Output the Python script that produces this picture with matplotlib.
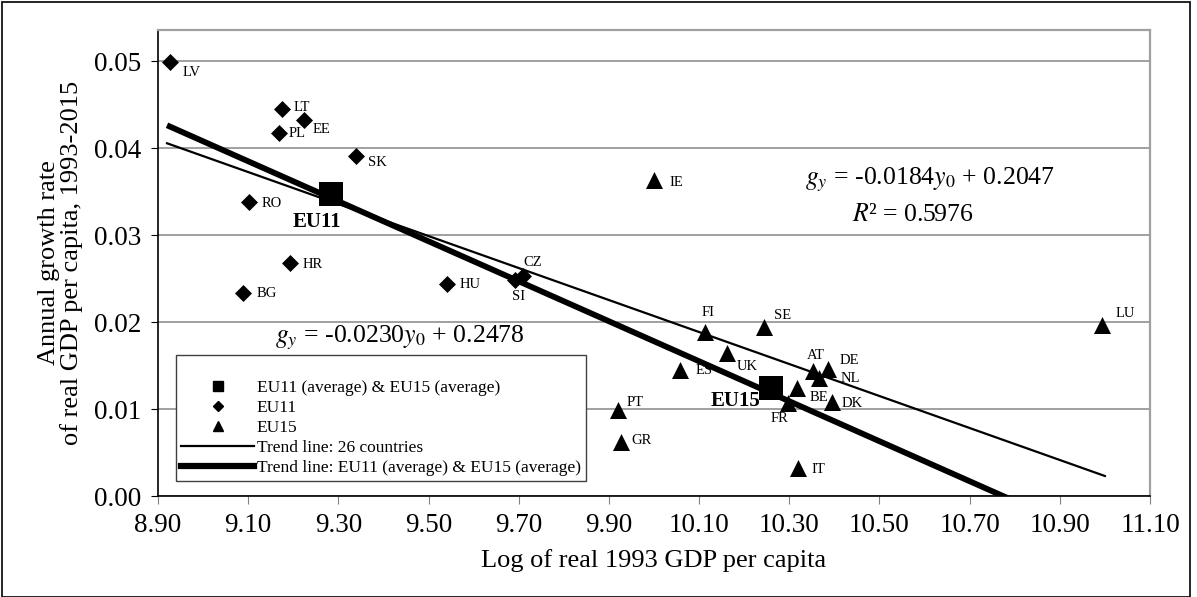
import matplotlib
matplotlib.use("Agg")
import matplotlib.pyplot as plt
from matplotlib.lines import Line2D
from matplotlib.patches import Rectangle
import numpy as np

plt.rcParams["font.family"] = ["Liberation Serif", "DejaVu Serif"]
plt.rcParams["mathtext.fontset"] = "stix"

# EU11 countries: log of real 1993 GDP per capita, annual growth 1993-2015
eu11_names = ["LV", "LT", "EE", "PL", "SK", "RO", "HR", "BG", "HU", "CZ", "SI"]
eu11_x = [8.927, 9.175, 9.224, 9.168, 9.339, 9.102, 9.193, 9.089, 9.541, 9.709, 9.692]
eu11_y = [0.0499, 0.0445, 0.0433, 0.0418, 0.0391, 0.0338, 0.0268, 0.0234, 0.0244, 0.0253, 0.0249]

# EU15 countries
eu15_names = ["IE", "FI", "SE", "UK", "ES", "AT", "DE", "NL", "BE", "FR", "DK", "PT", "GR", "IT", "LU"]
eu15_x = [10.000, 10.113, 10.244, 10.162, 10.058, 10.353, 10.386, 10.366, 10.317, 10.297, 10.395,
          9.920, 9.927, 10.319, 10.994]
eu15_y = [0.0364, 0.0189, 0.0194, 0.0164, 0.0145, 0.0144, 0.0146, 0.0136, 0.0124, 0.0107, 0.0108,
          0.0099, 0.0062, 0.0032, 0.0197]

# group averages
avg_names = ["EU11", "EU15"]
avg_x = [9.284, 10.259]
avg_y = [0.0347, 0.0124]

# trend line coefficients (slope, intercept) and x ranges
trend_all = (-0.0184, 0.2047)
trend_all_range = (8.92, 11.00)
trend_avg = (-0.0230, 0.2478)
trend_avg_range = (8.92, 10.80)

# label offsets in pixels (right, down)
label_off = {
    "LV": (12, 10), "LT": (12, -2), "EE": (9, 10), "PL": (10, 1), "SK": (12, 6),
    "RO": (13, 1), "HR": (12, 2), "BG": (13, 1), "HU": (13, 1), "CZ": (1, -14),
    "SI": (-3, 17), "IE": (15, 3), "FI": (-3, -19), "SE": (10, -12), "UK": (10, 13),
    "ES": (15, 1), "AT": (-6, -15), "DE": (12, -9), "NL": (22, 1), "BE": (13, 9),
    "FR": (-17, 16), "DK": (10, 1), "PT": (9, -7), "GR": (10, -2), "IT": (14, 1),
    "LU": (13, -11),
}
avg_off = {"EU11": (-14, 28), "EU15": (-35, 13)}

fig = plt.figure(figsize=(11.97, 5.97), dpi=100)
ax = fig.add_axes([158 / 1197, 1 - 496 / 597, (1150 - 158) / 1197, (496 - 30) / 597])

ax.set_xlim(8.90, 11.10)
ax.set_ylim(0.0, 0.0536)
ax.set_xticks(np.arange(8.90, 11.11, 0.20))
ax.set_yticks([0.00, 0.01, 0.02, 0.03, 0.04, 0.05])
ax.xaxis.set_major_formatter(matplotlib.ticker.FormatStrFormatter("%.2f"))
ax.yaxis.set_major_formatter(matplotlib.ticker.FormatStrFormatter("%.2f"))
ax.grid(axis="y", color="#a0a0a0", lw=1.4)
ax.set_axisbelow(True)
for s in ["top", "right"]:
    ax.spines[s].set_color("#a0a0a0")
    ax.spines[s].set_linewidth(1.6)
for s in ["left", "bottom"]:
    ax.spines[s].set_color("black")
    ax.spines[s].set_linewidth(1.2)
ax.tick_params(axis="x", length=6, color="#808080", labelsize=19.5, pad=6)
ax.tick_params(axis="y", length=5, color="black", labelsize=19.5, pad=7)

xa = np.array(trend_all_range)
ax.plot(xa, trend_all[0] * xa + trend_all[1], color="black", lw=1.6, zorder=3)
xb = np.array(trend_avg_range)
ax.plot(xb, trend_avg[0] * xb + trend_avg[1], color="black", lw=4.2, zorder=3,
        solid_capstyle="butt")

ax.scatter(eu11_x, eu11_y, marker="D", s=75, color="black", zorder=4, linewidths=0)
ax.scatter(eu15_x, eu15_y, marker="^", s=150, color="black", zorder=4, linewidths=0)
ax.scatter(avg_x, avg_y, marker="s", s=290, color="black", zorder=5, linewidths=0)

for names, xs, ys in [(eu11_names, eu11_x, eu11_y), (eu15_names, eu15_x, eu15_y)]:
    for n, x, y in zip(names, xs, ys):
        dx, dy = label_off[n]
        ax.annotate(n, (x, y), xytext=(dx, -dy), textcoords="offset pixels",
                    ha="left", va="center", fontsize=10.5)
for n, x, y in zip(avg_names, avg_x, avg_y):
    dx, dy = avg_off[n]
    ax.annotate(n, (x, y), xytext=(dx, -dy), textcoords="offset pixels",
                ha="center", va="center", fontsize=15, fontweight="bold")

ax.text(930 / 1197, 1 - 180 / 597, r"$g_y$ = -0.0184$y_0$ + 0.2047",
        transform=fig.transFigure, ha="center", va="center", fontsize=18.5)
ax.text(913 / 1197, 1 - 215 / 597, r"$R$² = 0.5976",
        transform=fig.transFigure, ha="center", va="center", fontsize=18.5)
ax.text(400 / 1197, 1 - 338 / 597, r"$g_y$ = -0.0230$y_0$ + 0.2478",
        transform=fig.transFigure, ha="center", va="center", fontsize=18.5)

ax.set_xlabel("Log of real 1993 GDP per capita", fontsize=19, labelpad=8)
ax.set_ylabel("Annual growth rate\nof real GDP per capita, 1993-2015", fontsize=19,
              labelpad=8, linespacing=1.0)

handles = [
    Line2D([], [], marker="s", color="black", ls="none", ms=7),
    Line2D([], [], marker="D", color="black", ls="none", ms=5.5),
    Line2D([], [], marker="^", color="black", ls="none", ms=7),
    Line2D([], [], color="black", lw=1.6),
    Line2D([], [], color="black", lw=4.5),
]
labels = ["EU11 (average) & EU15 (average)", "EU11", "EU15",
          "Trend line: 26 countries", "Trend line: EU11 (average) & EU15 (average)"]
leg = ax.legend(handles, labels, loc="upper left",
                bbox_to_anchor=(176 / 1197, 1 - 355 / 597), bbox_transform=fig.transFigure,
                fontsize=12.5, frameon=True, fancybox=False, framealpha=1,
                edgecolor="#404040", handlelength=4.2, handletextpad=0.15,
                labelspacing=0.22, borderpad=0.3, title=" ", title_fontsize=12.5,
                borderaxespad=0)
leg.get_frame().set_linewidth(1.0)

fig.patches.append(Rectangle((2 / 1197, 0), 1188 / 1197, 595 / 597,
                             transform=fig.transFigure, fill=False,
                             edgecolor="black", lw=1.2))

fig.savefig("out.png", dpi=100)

▬▬▬▬▬▬

▶ [Written request]:
Skip every picture and return the lines above from the top through the one that contains "0.0244, 0.0253, 0.0249]".

▶ [Completed exercise]:
Output the Python script that produces this picture with matplotlib.
import matplotlib
matplotlib.use("Agg")
import matplotlib.pyplot as plt
from matplotlib.lines import Line2D
from matplotlib.patches import Rectangle
import numpy as np

plt.rcParams["font.family"] = ["Liberation Serif", "DejaVu Serif"]
plt.rcParams["mathtext.fontset"] = "stix"

# EU11 countries: log of real 1993 GDP per capita, annual growth 1993-2015
eu11_names = ["LV", "LT", "EE", "PL", "SK", "RO", "HR", "BG", "HU", "CZ", "SI"]
eu11_x = [8.927, 9.175, 9.224, 9.168, 9.339, 9.102, 9.193, 9.089, 9.541, 9.709, 9.692]
eu11_y = [0.0499, 0.0445, 0.0433, 0.0418, 0.0391, 0.0338, 0.0268, 0.0234, 0.0244, 0.0253, 0.0249]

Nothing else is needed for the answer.